To my daughters' future Teachers,
Hi there. I hope you had a great summer, and are feeling relaxed, rejuvenated, and excited to start the school year. I hope all this with all my heart, because in just a few weeks my daughters will be meeting you for the first time, in their first formal education setting, and I want more than anything in the world for them to be as happy with you as they have been at home with us. Please don't misunderstand me, I really am excited for them, and I am excited to go back to work. But you see, my husband and I are teachers, too, and my family has spent the last two months playing and learning and relaxing and cuddling, and enjoying our sweet, sweet summer. School can be a wonderful, magical place. I loved it so much that I never wanted to leave, hence the teaching. And I want that for my precocious, smiling, thoughtful, sweet, inquisitive girls, too.
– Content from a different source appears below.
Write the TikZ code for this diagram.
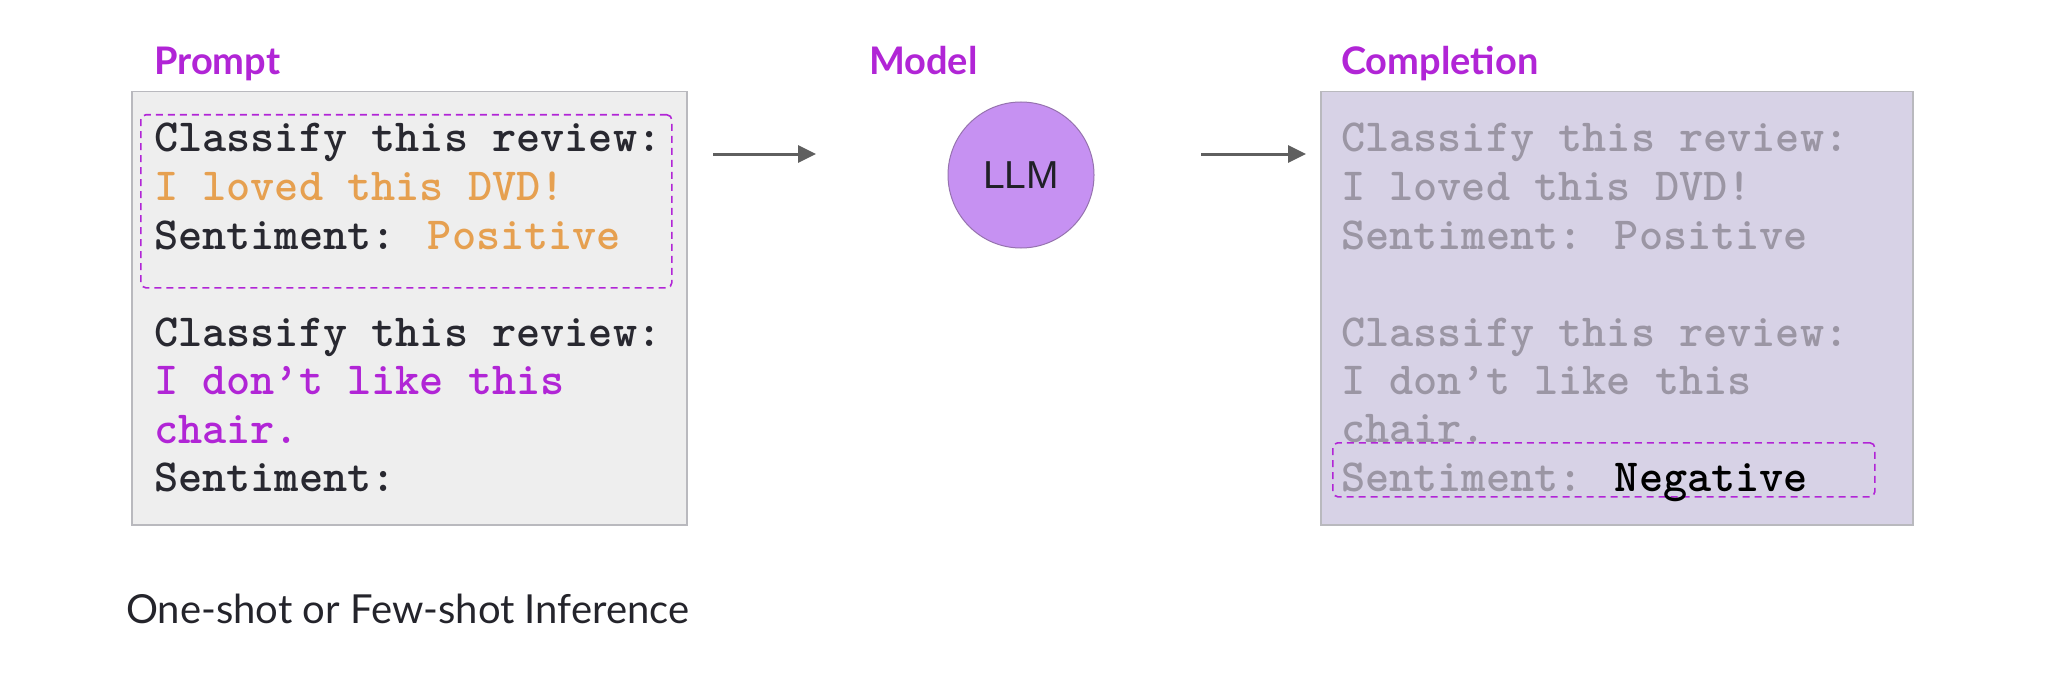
\documentclass[tikz,border=0pt]{standalone}
\usepackage{fontspec}
\setmainfont{Lato}
\newfontfamily\latof{Lato}
\newfontfamily\arialf{Liberation Sans}
\usetikzlibrary{arrows.meta}
\definecolor{ttl}{RGB}{177,37,214}
\definecolor{orng}{RGB}{230,160,80}
\definecolor{dtxt}{RGB}{40,40,48}
\definecolor{gtxt}{RGB}{155,150,164}
\definecolor{lav}{RGB}{215,210,230}
\definecolor{pfill}{RGB}{238,238,238}
\definecolor{bordr}{RGB}{185,185,190}
\definecolor{circf}{RGB}{198,145,242}
\definecolor{circd}{RGB}{150,115,175}
\definecolor{arrc}{RGB}{95,95,95}
\begin{document}
\begin{tikzpicture}[x=1pt,y=-1pt,
  title/.style={anchor=base west,inner sep=0pt,font=\latof\bfseries\fontsize{38}{42}\selectfont,text=ttl},
  code/.style={anchor=base west,inner sep=0pt,font=\ttfamily\bfseries\fontsize{46}{50}\selectfont},
  panel/.style={draw=bordr,line width=1.5pt},
  dashbox/.style={draw=ttl,line width=1.6pt,dash pattern=on 7pt off 5pt,rounded corners=5pt},
  arr/.style={draw=arrc,line width=3pt,-{Triangle[length=18pt,width=17pt]}}]
\useasboundingbox (0,0) rectangle (2058,674);
\fill[white] (0,0) rectangle (2058,674);
% Titles
\node[title] (tprompt) at (154,75) {Prompt};
\node[title] (tmodel) at (869,75) {Model};
\node[title] (tcomp) at (1341,75) {Completion};
% Prompt panel
\node[panel,fill=pfill,minimum width=555pt,minimum height=433pt,anchor=north west,inner sep=0pt] (prompt) at (131,91) {};
\node[dashbox,minimum width=531pt,minimum height=173pt,anchor=north west,inner sep=0pt] (ex) at (140,114) {};
\node[code,text=dtxt] (p0) at (154,152) {Classify this review:};
\node[code,text=orng] (p1) at (154,200.5) {I loved this DVD!};
\node[code,text=dtxt] (p2) at (154,249) {Sentiment: \textcolor{orng}{Positive}};
\node[code,text=dtxt] (p4) at (154,346) {Classify this review:};
\node[code,text=ttl] (p5) at (154,394.5) {I don’t like this};
\node[code,text=ttl] (p6) at (154,443) {chair.};
\node[code,text=dtxt] (p7) at (154,491.5) {Sentiment:};
% Model
\node[circle,draw=circd,line width=1pt,fill=circf,minimum size=146pt,inner sep=0pt,font=\arialf\fontsize{39}{40}\selectfont,text=dtxt!80!black] (llm) at (1021,175) {LLM};
% Completion panel
\node[panel,fill=lav,minimum width=592pt,minimum height=433pt,anchor=north west,inner sep=0pt] (comp) at (1320,91) {};
\node[code,text=gtxt] (c0) at (1341,152) {Classify this review:};
\node[code,text=gtxt] (c1) at (1341,200.5) {I loved this DVD!};
\node[code,text=gtxt] (c2) at (1341,249) {Sentiment: Positive};
\node[code,text=gtxt] (c4) at (1341,346) {Classify this review:};
\node[code,text=gtxt] (c5) at (1341,394.5) {I don’t like this};
\node[code,text=gtxt] (c6) at (1341,442) {chair.};
\node[dashbox,fill=lav,minimum width=542pt,minimum height=54pt,anchor=north west,inner sep=0pt] (ans) at (1332,442) {};
\node[code,text=gtxt] (c7) at (1341,491.5) {Sentiment: \textcolor{black}{Negative}};
% Arrows
\coordinate (a1s) at (713,154);
\coordinate (a1e) at (816,154);
\coordinate (a2s) at (1201,154);
\coordinate (a2e) at (1306,154);
\draw[arr] (a1s) -- (a1e);
\draw[arr] (a2s) -- (a2e);
% Caption
\node[anchor=base west,inner sep=0pt,font=\latof\fontsize{40}{44}\selectfont,text=dtxt!90!black] (cap) at (126,623) {One-shot or Few-shot Inference};
\end{tikzpicture}
\end{document}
I wish that I could tell you about the Hot Wheels tracks that have changed our living room into noisy races, or about how the tent became a spaceship to the moon. I'd love to be able to show you how Sherry learned to swim underwater, and Bailey took her first lessons without Mommy in the pool. I want to introduce you to Lily Ana and Jenny, the dollies who became like third and fourth children in our family. You've got to see the projects they did with Daddy in the garage, and watch as they help to hit nails and drive screws with confidence. I wish I could explain to you all the little glittering moments that made us giggle as we grow up together as a family, so that you will love them like I do. Because I really am scared. Terrified, even. I'm worried that with the chaos of a classroom you'll miss the trillion tiny things that make my girls the absolute center of my existence.
This will be the first time that the girls will not be together every day. It will be the first time they have to operate within a true structure, as opposed to the cozy, gentle home daycare where they have spent the last two years holding hands while napping, kissing each other's booboos when they fell, encouraging each other's "work", and confidently reassuring one another that Mommy or Daddy will be there soon to pick them up. I want to know that you will reassure them when they're scared about being without their best friend. I need to know that when Sherry is frustrated because she drew her "b" backward again, you will know how to calm her perfectionism; that when she is shy and can't find her words, you will help her find a friend; that when she is excited about learning you will light the fires behind her eyes and help me show her the world. I need to know that you can help Bailey wrap up a baby doll in a blankie; that you will kiss her booboos when my little monkey climbs too high and falls; that you will guide her to friends and laughter. I need you to love them, in all their imperfect, beautiful variations. I want them to fall in love with you, and you with them, even though it will break my heart when they love another woman.
I hope your summer left you ready to tackle this school year with enthusiasm, innovation, and love. I'm ready, but I'm scared. I need you to bring your A game. And I promise, that as both a Mommy to my daughters, and a teacher of your children, I will bring mine.